For example, the type constraint string can unify with the concrete
value "hello" to produce the concrete value "hello", because that value
is a string: string & "hello" produces "hello".
A more complicated example is unifying two "struct" values (CUE's closest
equivalent to OpenTofu's object types) by combining their fields together:
{ a: "foo" } and { b: "bar" } can unify to { a: "foo", b: "bar" }.
Conversely, a failure to unify is the primary way that CUE can be used for
validation-related use-cases: bool and "hello" cannot unify at all, and
so successfully unifying a concrete value with a value that describes schema
affirms that the concrete value conforms to the schema. CUE represents such
failures as a special value called "bottom", spelled _|_, and so the
error gets recorded as part of the data structure in the place where it occured
rather than being returned through a side-channel as in many other languages.
OpenTofu actually has some similar theoretical foundations itself, though they are considered to be implementation details rather than part of the programming model, and are implemented directly as logic in Go rather than abstractly in a domain-specific language as in CUE.
For example, a subset of the schema for
an older, simpler version of aws_vpc in the hashicorp/aws provider
could be written in CUE syntax something as like this:
{
// Arguments that the configuration author is allowed to set
cidr_block: string
instance_tenancy: string | *null
enable_dns_support: bool | *true
enable_dns_hostnames: bool | *false
enable_classiclink: bool | *false
enable_classiclink_dns_support: bool | *false
assign_generated_ipv6_cidr_block: bool | *false
tags: { [string]: string } | *{}
// Arguments whose values are decided by the provider
arn: string
id: string
main_route_table_id: string
ipv6_association_id: string | null
ipv6_cidr_block: string | null
}
That (non-concrete) value can be unified with a concrete aws_vpc object
from OpenTofu state to determine whether it conforms to the schema, and also
to substitute default values (using the syntax like *true above) where
the given struct value does not include those fields.
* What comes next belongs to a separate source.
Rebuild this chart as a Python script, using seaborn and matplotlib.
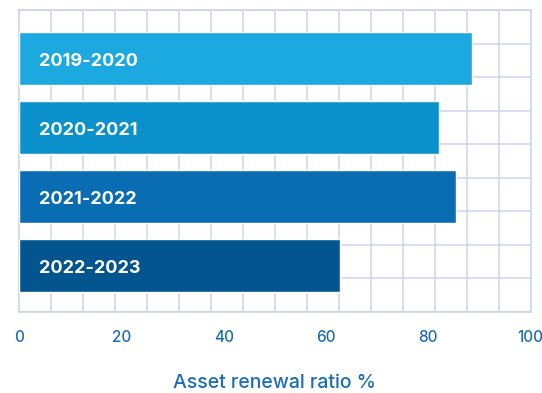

For example, given this very minimal input...
{
cidr_block: "192.168.0.0/16"
}
...unifying that with the schema above would produce:
{
cidr_block: "192.168.0.0/16"
instance_tenancy: null
enable_dns_support: true
enable_dns_hostnames: false
enable_classiclink: false
enable_classiclink_dns_support: false
assign_generated_ipv6_cidr_block: false
tags: {}
arn: string
id: string
main_route_table_id: string
ipv6_association_id: string | null
ipv6_cidr_block: string | null
}
Notice that some of the fields still contain non-concrete constraints like
string instead of concrete values like "hello". This has a similar meaning
to the idea of "unknown values" in the OpenTofu language: it's a placeholder
for a value that we don't fully know yet, describing whatever we do know about
it. The unification operation I described above is quite similar to the work
OpenTofu does to produce the "proposed new value" to send to a provider for
planning purposes.
The other very important idea about CUE for the sake of this example is that, unlike in the OpenTofu language, the values described in the input are also the values you can refer to from other expressions. You can refer to anything you've defined elsewhere.
Here's a simple example demonstrating that:
greeting = "Hello" name = "Martin" message = "\(greeting), \(name)!"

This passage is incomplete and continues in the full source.